Overview
The filesystem is the bridge between the operating system and storage devices, directly impacting data reliability, I/O performance, and operational complexity. Linux supports multiple filesystems, each with its own design trade-offs. This article compares the four mainstream filesystems — ext4, xfs, btrfs, and zfs — and dives into mount parameter optimization, I/O scheduler selection, journal modes, fsync performance, and other core topics, with production-grade selection recommendations and tuning strategies.
Filesystem Comparison
Core Feature Overview
| Feature | ext4 | xfs | btrfs | zfs |
|---|---|---|---|---|
| Max file size | 16TB | 8EB | 16EB | 16EB |
| Max volume | 1EB | 8EB | 16EB | 256ZB |
| Journaling | Yes | Yes | Yes (CoW) | Yes (CoW/ZIL) |
| Snapshots | No | No | Yes | Yes |
| Compression | No | No | Yes | Yes |
| Deduplication | No | No | Yes (experimental) | Yes |
| Checksums | No | No | Yes | Yes |
| Subvolumes | No | No | Yes | Yes |
| RAID | No | No | Yes | Yes (native) |
| Online grow | Yes | Yes | Yes | Yes |
| Online shrink | No | No | Yes | No |
| CoW | Partial | No | Yes | Yes |
| Developer | Linux community | SGI → Red Hat | Oracle | OpenZFS |
ext4: The Stable, Reliable Traditional Choice
ext4 is an improved version of ext3, merged into the mainline kernel in 2008. It is the default filesystem for Ubuntu, Debian, and other distributions.
Advantages:
- Extremely high stability and maturity
- Broad community support
- File-level journaling (configurable modes)
- Delayed allocation
- Multiblock allocator
- Fast fsck (via unallocated block tables)
Disadvantages:
- No snapshots, no compression, no checksums
- Slower deletion of large files
- No online shrinking
# Create ext4 filesystem
$ mkfs.ext4 -L data /dev/sdb1
# Common options
$ mkfs.ext4 -b 4096 -O ^has_journal /dev/sdb1 # Disable journal (not recommended for production)

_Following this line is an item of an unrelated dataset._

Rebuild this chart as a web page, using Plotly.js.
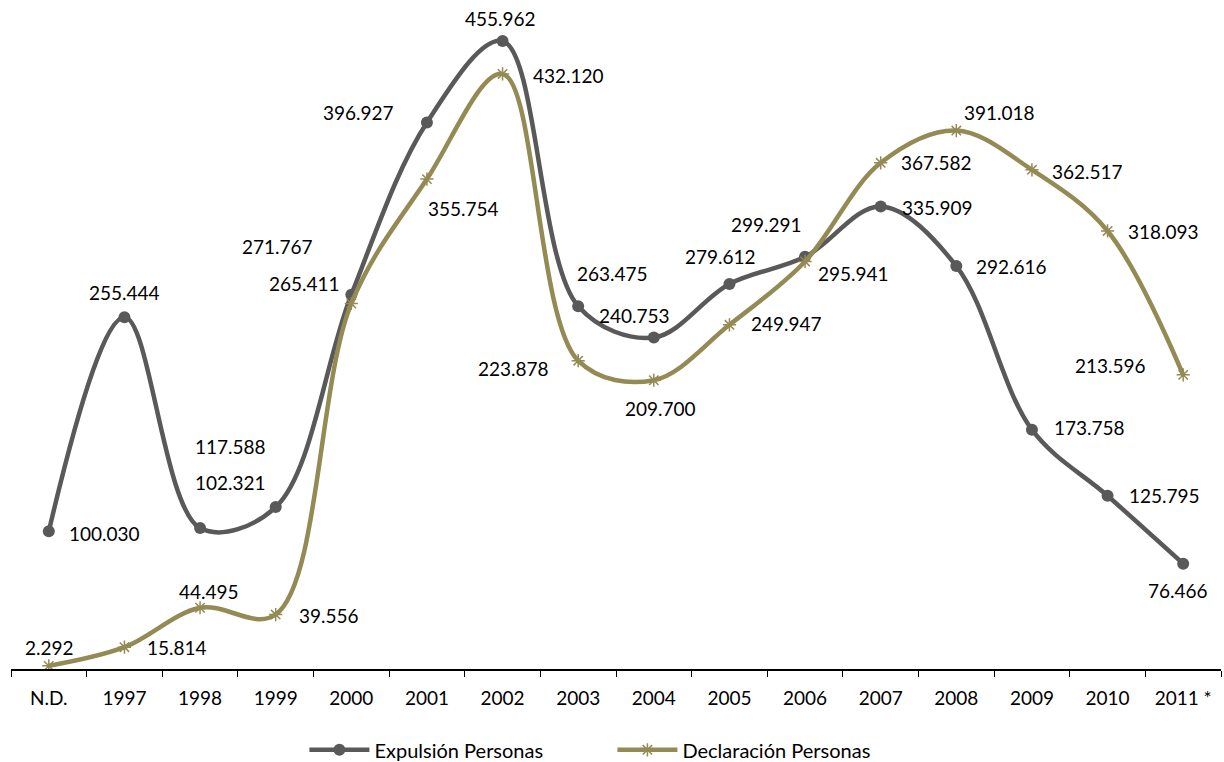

xfs: High-Performance King for Large Files
xfs was developed by SGI and later merged into the mainline by Red Hat. It excels at handling large files and high-concurrency I/O, and is the default filesystem for RHEL/CentOS.
Advantages:
- Excellent large file performance
- High-concurrency I/O throughput
- Simple online growth
- Allocation Group (AG) design supporting parallel allocation
- B+ tree index for space allocation
Disadvantages:
- No snapshots
- Large file deletion can cause brief I/O stalls
- Cannot shrink the filesystem
# Create xfs filesystem
$ mkfs.xfs -L data /dev/sdb1
# Specify AG count (affects parallel performance)

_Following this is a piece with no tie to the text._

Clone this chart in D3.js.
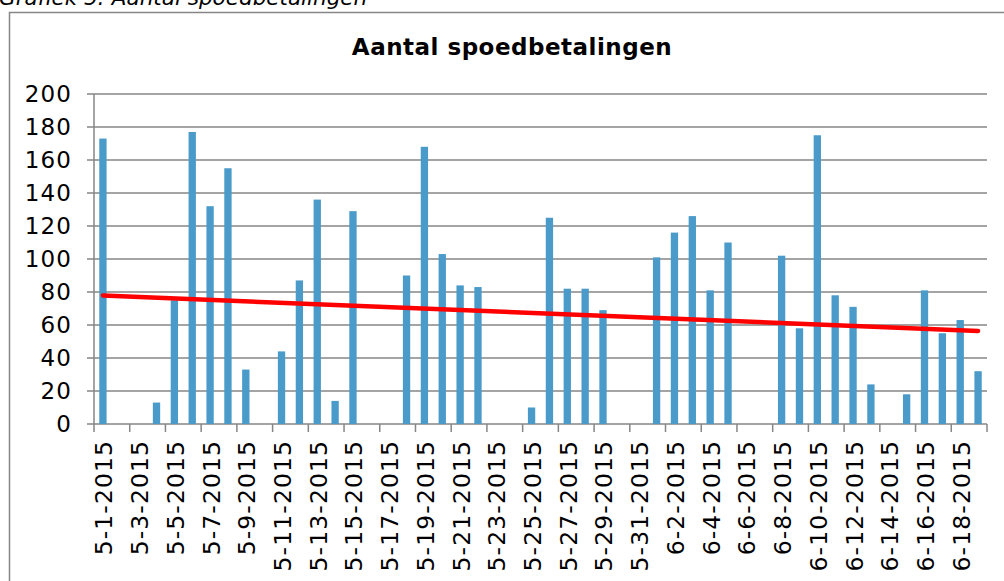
<!DOCTYPE html>
<html>
<head>
<meta charset="utf-8">
<script src="https://cdn.jsdelivr.net/npm/d3@7"></script>
<style>
  html, body { margin: 0; padding: 0; background: #fff; }
  svg { display: block; }
  text { font-family: "DejaVu Sans", Verdana, sans-serif; fill: #000; }
</style>
</head>
<body>
<svg id="chart" width="1004" height="581"></svg>
<script>
// ---- data ----
const dates = [
  "5-1-2015","5-2-2015","5-3-2015","5-4-2015","5-5-2015","5-6-2015","5-7-2015","5-8-2015","5-9-2015","5-10-2015",
  "5-11-2015","5-12-2015","5-13-2015","5-14-2015","5-15-2015","5-16-2015","5-17-2015","5-18-2015","5-19-2015","5-20-2015",
  "5-21-2015","5-22-2015","5-23-2015","5-24-2015","5-25-2015","5-26-2015","5-27-2015","5-28-2015","5-29-2015","5-30-2015",
  "5-31-2015","6-1-2015","6-2-2015","6-3-2015","6-4-2015","6-5-2015","6-6-2015","6-7-2015","6-8-2015","6-9-2015",
  "6-10-2015","6-11-2015","6-12-2015","6-13-2015","6-14-2015","6-15-2015","6-16-2015","6-17-2015","6-18-2015","6-19-2015"
];
const values = [
  173, 0, 0, 13, 75, 177, 132, 155, 33, 0,
  44, 87, 136, 14, 129, 0, 0, 90, 168, 103,
  84, 83, 0, 0, 10, 125, 82, 82, 69, 0,
  0, 101, 116, 126, 81, 110, 0, 0, 102, 58,
  175, 78, 71, 24, 0, 18, 81, 55, 63, 32
];
const yTicks = [0, 20, 40, 60, 80, 100, 120, 140, 160, 180, 200];
const captionText = "Grafiek 5: Aantal spoedbetalingen";
const titleText = "Aantal spoedbetalingen";

// ---- layout ----
const svg = d3.select("#chart");
const pLeft = 94, pRight = 987, pTop = 94, pBottom = 424;
const gridColor = "#868686";

// border of chart area
svg.append("rect")
  .attr("x", 9.5).attr("y", 12.5)
  .attr("width", 1100).attr("height", 700)
  .attr("fill", "none").attr("stroke", gridColor).attr("stroke-width", 1.5);

// caption (partly cut off at top, as in the source)
svg.append("text")
  .attr("x", -1).attr("y", 5)
  .attr("font-size", 21.5).attr("font-style", "italic")
  .text(captionText);

// title
svg.append("text")
  .attr("x", 512).attr("y", 55)
  .attr("text-anchor", "middle")
  .attr("font-size", 23).attr("font-weight", "bold")
  .attr("letter-spacing", 0.5)
  .text(titleText);

const x = d3.scaleBand().domain(dates).range([pLeft, pRight]).paddingInner(0.59).paddingOuter(0.295);
const y = d3.scaleLinear().domain([0, 200]).range([pBottom, pTop]);

// gridlines
svg.append("g")
  .selectAll("line").data(yTicks).join("line")
  .attr("x1", pLeft - 7).attr("x2", pRight)
  .attr("y1", d => y(d)).attr("y2", d => y(d))
  .attr("stroke", gridColor).attr("stroke-width", 1.5);

// y axis line
svg.append("line")
  .attr("x1", pLeft).attr("x2", pLeft).attr("y1", pTop).attr("y2", pBottom)
  .attr("stroke", gridColor).attr("stroke-width", 1.5);

// y labels
const yLs = 1.2;
svg.append("g")
  .selectAll("text").data(yTicks).join("text")
  .attr("x", 71 + yLs).attr("y", d => y(d))
  .attr("dy", "0.36em")
  .attr("text-anchor", "end")
  .attr("font-size", 23)
  .attr("letter-spacing", yLs)
  .text(d => d);

// bars
svg.append("g")
  .selectAll("rect").data(values).join("rect")
  .attr("x", (d, i) => x(dates[i]))
  .attr("width", x.bandwidth())
  .attr("y", d => y(d))
  .attr("height", d => y(0) - y(d))
  .attr("fill", "#4a9bca");

// x axis ticks at every second category boundary
const step = x.step();
const tickIdx = d3.range(0, dates.length + 1, 2);
svg.append("g")
  .selectAll("line").data(tickIdx).join("line")
  .attr("x1", i => pLeft + i * step).attr("x2", i => pLeft + i * step)
  .attr("y1", pBottom).attr("y2", pBottom + 8)
  .attr("stroke", gridColor).attr("stroke-width", 1.5);

// x labels (every second date), rotated
const xLs = 1.1;
const labelDates = dates.filter((d, i) => i % 2 === 0);
svg.append("g")
  .selectAll("text").data(labelDates).join("text")
  .attr("transform", d => `translate(${x(d) + x.bandwidth() / 2 + 1},${441 - xLs}) rotate(-90)`)
  .attr("dy", "0.36em")
  .attr("text-anchor", "end")
  .attr("font-size", 23.5)
  .attr("letter-spacing", xLs)
  .text(d => d);

// linear trendline (least squares)
const n = values.length;
const xs = d3.range(1, n + 1);
const mx = d3.mean(xs), my = d3.mean(values);
const slope = d3.sum(xs, (xv, i) => (xv - mx) * (values[i] - my)) / d3.sum(xs, xv => (xv - mx) ** 2);
const intercept = my - slope * mx;
const trend = [1, n].map(xv => ({ d: dates[xv - 1], v: intercept + slope * xv }));
svg.append("path")
  .datum(trend)
  .attr("d", d3.line().x(p => x(p.d) + x.bandwidth() / 2).y(p => y(p.v)))
  .attr("fill", "none")
  .attr("stroke", "#ff0000")
  .attr("stroke-width", 4.5)
  .attr("stroke-linecap", "round");
</script>
</body>
</html>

$ mkfs.xfs -d agcount=16 /dev/sdb1
btrfs: Next-Generation CoW Filesystem
btrfs (B-tree FS) was developed by Oracle and introduces modern filesystem features: snapshots, compression, checksums, subvolumes, and RAID.
Advantages:
- Transparent compression (zlib/lzo/zstd)
- Snapshots (created in seconds)
- Subvolumes (similar to LVM)
- Data/metadata checksums
- Online deduplication (experimental)
- Transparent RAID (supports RAID1/RAID10)
Disadvantages:
- RAID5/6 still unstable
- Performance not as good as ext4/xfs (CoW write amplification)
- Random write performance affected by fragmentation
# Create btrfs filesystem
$ mkfs.btrfs -L data /dev/sdb1
# Mount with zstd compression
$ mount -o compress=zstd /dev/sdb1 /data
# Create subvolume
$ btrfs subvolume create /data/snapshots
# Create snapshot
$ btrfs subvolume snapshot /data /data/snapshots/$(date +%Y%m%d)
zfs: Enterprise-Grade Unified Storage
zfs integrates filesystem, volume manager, and RAID into a unified system, providing end-to-end data integrity guarantees.
Advantages:
- End-to-end checksums (self-healing)
- Native RAID-Z (superior to hardware RAID)
- Transparent compression (lz4 default)
- Snapshots and clones
- ARC/L2ARC secondary cache
- ZIL/SLOG synchronous write acceleration
Disadvantages:
- CDDL license incompatible with GPL (requires ZFS on Linux module)
- High memory requirement (recommend 1GB ARC per 1TB storage)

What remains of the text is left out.